→ What needs to be done: Beginning with the first line, set down every line through the one containing "return p[0] / W, 1 - p[1] / H", exactly as it appears, but not the pictures.

→ Data segment:
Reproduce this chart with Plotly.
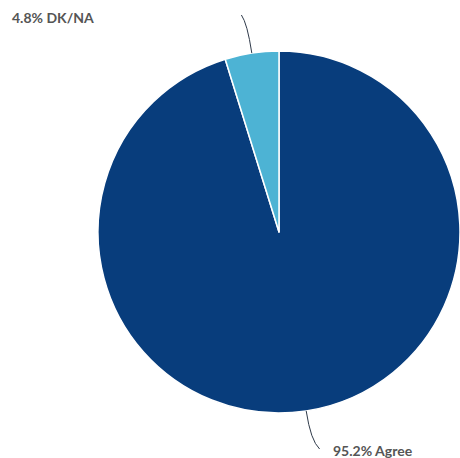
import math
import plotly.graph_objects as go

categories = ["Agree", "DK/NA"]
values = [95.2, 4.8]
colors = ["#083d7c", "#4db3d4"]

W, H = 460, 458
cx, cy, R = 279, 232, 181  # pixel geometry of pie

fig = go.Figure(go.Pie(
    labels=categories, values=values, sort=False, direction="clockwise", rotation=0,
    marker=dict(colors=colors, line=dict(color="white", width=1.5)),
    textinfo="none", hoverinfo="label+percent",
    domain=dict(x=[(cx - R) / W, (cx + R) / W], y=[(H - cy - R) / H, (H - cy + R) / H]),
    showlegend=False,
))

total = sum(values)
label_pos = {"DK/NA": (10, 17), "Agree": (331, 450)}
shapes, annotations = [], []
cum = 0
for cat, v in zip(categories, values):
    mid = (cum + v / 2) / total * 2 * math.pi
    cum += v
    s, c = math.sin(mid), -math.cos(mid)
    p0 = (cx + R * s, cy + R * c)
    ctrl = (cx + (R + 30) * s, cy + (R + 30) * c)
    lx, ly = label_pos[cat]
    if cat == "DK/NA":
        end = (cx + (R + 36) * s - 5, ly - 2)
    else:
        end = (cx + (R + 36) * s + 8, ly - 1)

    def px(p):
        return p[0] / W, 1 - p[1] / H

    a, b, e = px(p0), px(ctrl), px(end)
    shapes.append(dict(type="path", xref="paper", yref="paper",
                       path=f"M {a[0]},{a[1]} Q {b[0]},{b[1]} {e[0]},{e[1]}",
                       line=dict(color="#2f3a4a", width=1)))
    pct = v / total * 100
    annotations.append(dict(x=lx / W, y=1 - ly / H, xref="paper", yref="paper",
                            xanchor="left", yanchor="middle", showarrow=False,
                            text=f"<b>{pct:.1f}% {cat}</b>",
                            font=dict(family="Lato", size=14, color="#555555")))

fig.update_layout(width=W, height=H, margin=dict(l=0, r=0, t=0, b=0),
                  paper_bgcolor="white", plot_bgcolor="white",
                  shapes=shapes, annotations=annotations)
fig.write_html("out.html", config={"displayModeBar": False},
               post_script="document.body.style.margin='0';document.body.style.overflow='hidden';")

→ Result of this exercise:
Reproduce this chart with Plotly.
import math
import plotly.graph_objects as go

categories = ["Agree", "DK/NA"]
values = [95.2, 4.8]
colors = ["#083d7c", "#4db3d4"]

W, H = 460, 458
cx, cy, R = 279, 232, 181  # pixel geometry of pie

fig = go.Figure(go.Pie(
    labels=categories, values=values, sort=False, direction="clockwise", rotation=0,
    marker=dict(colors=colors, line=dict(color="white", width=1.5)),
    textinfo="none", hoverinfo="label+percent",
    domain=dict(x=[(cx - R) / W, (cx + R) / W], y=[(H - cy - R) / H, (H - cy + R) / H]),
    showlegend=False,
))

total = sum(values)
label_pos = {"DK/NA": (10, 17), "Agree": (331, 450)}
shapes, annotations = [], []
cum = 0
for cat, v in zip(categories, values):
    mid = (cum + v / 2) / total * 2 * math.pi
    cum += v
    s, c = math.sin(mid), -math.cos(mid)
    p0 = (cx + R * s, cy + R * c)
    ctrl = (cx + (R + 30) * s, cy + (R + 30) * c)
    lx, ly = label_pos[cat]
    if cat == "DK/NA":
        end = (cx + (R + 36) * s - 5, ly - 2)
    else:
        end = (cx + (R + 36) * s + 8, ly - 1)

    def px(p):
        return p[0] / W, 1 - p[1] / H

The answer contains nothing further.